Exploitation of Adivasi Women
“With so much violence, and when you know that the violence is going to be sexual in nature, there’s been a tendency to migrate, migrate to nearby towns and cities”, the academic source said. However, once migrated to larger cities, Adivasi women are faced with different forms of abuse.
“Sometimes, because even that the migration to larger urban centers cannot provide you the kind of employment to sustain yourself, you end up getting into sex work, you end up getting in domestic work,” she said. “There are agencies that capitalize on that. There are sex work agencies, domestic work agencies that specifically look for these women, or young girls, because you can exploit them more easily, right? They are coming from such distraught conditions that they won’t negotiate, except for the amount they just need to survive.”
An added factor that contributes to their exploitability is their illegal status when they find themselves in these larger urban centers, the source said. “They are so-called illegal in those cities, because they don’t have documents, they don’t really have those documentary records which are required for citizenship in a particular state.”
“All these conditions, once combined, render Adivasi women vulnerable,” Leth said. “And there is the trafficking of indigenous girls, especially in domestic services, not just in northeast India, but everywhere in India, where girls are being sent off to work in more high caste and high-class homes under terrible conditions.”

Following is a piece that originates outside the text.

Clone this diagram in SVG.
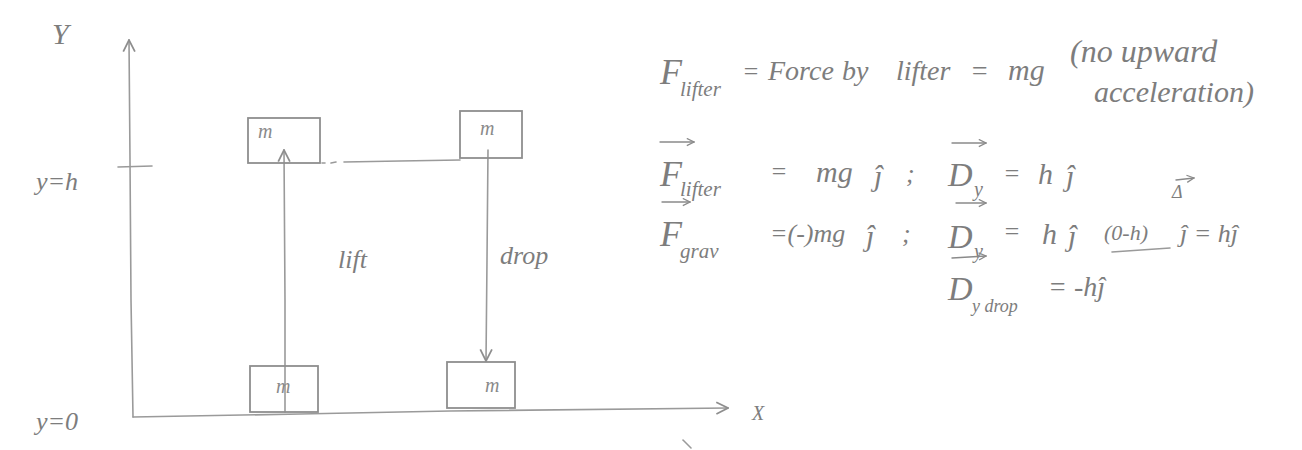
<svg xmlns="http://www.w3.org/2000/svg" width="1302" height="450" viewBox="0 0 1302 450">
<defs>
<style>
.ln{fill:none;stroke:#9a9a9a;stroke-width:1.6;stroke-linecap:round;stroke-linejoin:round}
.bx{fill:none;stroke:#8e8e8e;stroke-width:1.8}
.t{font-family:"Liberation Serif",serif;font-style:italic;fill:#7d7d7d}
.m{font-family:"Liberation Serif",serif;font-style:italic;fill:#8a8a8a;font-size:20px}
.va{fill:none;stroke:#8a8a8a;stroke-width:1.4;stroke-linecap:round}
</style>
<marker id="open" viewBox="0 0 10 10" refX="9" refY="5" markerWidth="9" markerHeight="9" orient="auto" markerUnits="userSpaceOnUse">
<path d="M1,1 L9,5 L1,9" fill="none" stroke="#8a8a8a" stroke-width="1.4"/>
</marker>
<marker id="ax" viewBox="0 0 12 12" refX="11" refY="6" markerWidth="14" markerHeight="14" orient="auto" markerUnits="userSpaceOnUse">
<path d="M1,1 L11,6 L1,11" fill="none" stroke="#8e8e8e" stroke-width="1.5"/>
</marker>
</defs>
<rect width="1302" height="450" fill="#ffffff"/>

<g id="connectors">
<path class="ln" d="M133,417 L131,300 L130,160 L129,40" marker-end="url(#ax)"/>
<path class="ln" d="M133,417 L300,414 L450,411 L728,408" marker-end="url(#ax)"/>
<path class="ln" d="M118,167 L152,166"/>
<path class="ln" d="M322,163 L325,163 M331,163 L336,162 M344,162 L400,161 L460,160"/>
<path class="ln" d="M285,412 L285,300 L284,150" marker-end="url(#ax)"/>
<path class="ln" d="M488,150 L487,260 L486,361" marker-end="url(#ax)"/>
<path class="ln" d="M683,440 L691,448"/>
</g>

<g id="node-top-left">
<rect class="bx" x="248" y="118" width="72" height="45"/>
<text class="m" x="258" y="138">m</text>
</g>
<g id="node-top-right">
<rect class="bx" x="460" y="111" width="62" height="47"/>
<text class="m" x="480" y="135">m</text>
</g>
<g id="node-bottom-left">
<rect class="bx" x="250" y="366" width="68" height="46"/>
<text class="m" x="276" y="393">m</text>
</g>
<g id="node-bottom-right">
<rect class="bx" x="447" y="362" width="68" height="46"/>
<text class="m" x="485" y="392">m</text>
</g>

<g id="axis-labels">
<text class="t" x="52" y="44" font-size="30">Y</text>
<text class="t" x="752" y="420" font-size="20">X</text>
<text class="t" x="36" y="190" font-size="26">y=h</text>
<text class="t" x="36" y="430" font-size="26">y=0</text>
<text class="t" x="338" y="268" font-size="26">lift</text>
<text class="t" x="500" y="264" font-size="26">drop</text>
</g>

<g id="equations">
<text class="t" x="660" y="84" font-size="36">F</text>
<text class="t" x="680" y="96" font-size="21">lifter</text>
<text class="t" x="742" y="80" font-size="26">=</text>
<text class="t" x="768" y="80" font-size="28">Force</text>
<text class="t" x="842" y="80" font-size="28">by</text>
<text class="t" x="896" y="80" font-size="28">lifter</text>
<text class="t" x="970" y="80" font-size="28">=</text>
<text class="t" x="1008" y="80" font-size="30">mg</text>
<text class="t" x="1070" y="62" font-size="32">(no upward</text>
<text class="t" x="1094" y="102" font-size="30">acceleration)</text>

<path class="va" d="M660,142 L694,142" marker-end="url(#open)"/>
<text class="t" x="660" y="186" font-size="36">F</text>
<text class="t" x="680" y="196" font-size="21">lifter</text>
<text class="t" x="770" y="180" font-size="26">=</text>
<text class="t" x="816" y="182" font-size="30">mg</text>
<text class="t" x="874" y="186" font-size="30">ĵ</text>
<text class="t" x="906" y="182" font-size="26">;</text>
<path class="va" d="M952,143 L986,143" marker-end="url(#open)"/>
<text class="t" x="948" y="186" font-size="34">D</text>
<text class="t" x="974" y="196" font-size="20">y</text>
<text class="t" x="1003" y="182" font-size="26">=</text>
<text class="t" x="1038" y="184" font-size="30">h</text>
<text class="t" x="1066" y="186" font-size="30">ĵ</text>

<path class="va" d="M662,202 L690,202" marker-end="url(#open)"/>
<text class="t" x="660" y="246" font-size="36">F</text>
<text class="t" x="680" y="258" font-size="21">grav</text>
<text class="t" x="770" y="242" font-size="26">=(-)mg</text>
<text class="t" x="866" y="246" font-size="30">ĵ</text>
<text class="t" x="902" y="242" font-size="26">;</text>
<path class="va" d="M956,203 L986,203" marker-end="url(#open)"/>
<text class="t" x="948" y="248" font-size="34">D</text>
<text class="t" x="974" y="258" font-size="20">y</text>
<text class="t" x="1003" y="240" font-size="26">=</text>
<text class="t" x="1042" y="244" font-size="30">h</text>
<text class="t" x="1068" y="246" font-size="30">ĵ</text>
<text class="t" x="1104" y="240" font-size="22">(0-h)</text>
<path class="va" d="M1176,180 L1194,178" marker-end="url(#open)"/>
<text class="t" x="1172" y="198" font-size="18">Δ</text>
<text class="t" x="1180" y="242" font-size="26">ĵ = hĵ</text>
<path class="ln" d="M1112,252 L1170,248"/>

<path class="va" d="M952,258 L986,256" marker-end="url(#open)"/>
<text class="t" x="948" y="300" font-size="34">D</text>
<text class="t" x="972" y="312" font-size="18">y drop</text>
<text class="t" x="1048" y="296" font-size="28">= -hĵ</text>
</g>
</svg>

Adivasi Women and Resistance
Although all odds are against Adivasi women, there are instances of resistance, regardless of the consequences. There are many activists that have gathered behind the plight of the Adivasis and Adivasi women specifically, including many Adivasi women themselves.
“There’s certainly been resistance. And resistance, again, is not something which is recent. It’s been there since the very beginning and has been ongoing since this whole process of dispossession started in the late 1800s,” the academic source said. “But things have been heightened because places like Chhattisgarh have been created. The violence has been heightened, so there is ongoing resistance, there is daily resistance in terms of them organizing as women collectives and as Adivasi collectives. Because when people die, or when women are raped, that evokes a lot of resistance at that point. And that has happened in the recent past quite a few times. Even just this last May, the police forces created a new camp in the area of Bastar, and the protests are still on.”
Chhattisgarh was the site in May 2021, when three Adivasi people were killed and several wounded by police during a protest. This followed violence a month earlier in the area, when twenty-two police were killed in conflicts with Naxalites.
Outside of this unfortunate violence, resistance can also take the form of inter- and intra- community solidarity networks aiming to empower Adivasi women.
“The Adivasi Women’s Network actually started first from my own experiences, being an Adivasi woman, we face kind of a discriminatory attitude in the workplace and the community,” Elina Horo said. “I realized that, when I had the experience of inquiring with other women also, that they were also facing different levels of discrimination because they are Adivasi. In that way, we started connecting ourselves to get more solidarity, support, moral support, and that was the beginning.”
She told me that finding that other women were also experiencing similar struggles was greatly motivating in trying to understand the root causes for such discrimination, and it pushed her to find strategies that would diminish Adivasi women’s chances of being exposed to such struggles and situations.
As she extended her network in a more grassroots manner to be more centered on Adivasi rural communities, she realized that both urban and rural Adivasi women faced discrimination and abuse. Incidents such as domestic violence, witch hunts, and other forms of sexual violence were reported by rural Adivasi community women.
“Those were the connecting points for us,” Horo said. “By being a woman, being an Adivasi woman, we have the same experiences; though there are different categories of women, some single women, married, and also some disabled women, there was one commonality, being Indigenous women. So we got connected with each other. We started with a slogan – “Empowering women is empowering our community.”
The network expanded into a much larger operation once it sought to raise funds to back their projects.
“Slowly, we started to holistically empower women, socially, economically and politically. Through various activities such as leadership training, capacity building, skills training, advocacy training, and so like that women got some space and men, traditional leaders, they became gender sensitive a bit. But it is still a hard, patriarchal structure, you know, and to change the mentality, it will take years, but we are still trying.”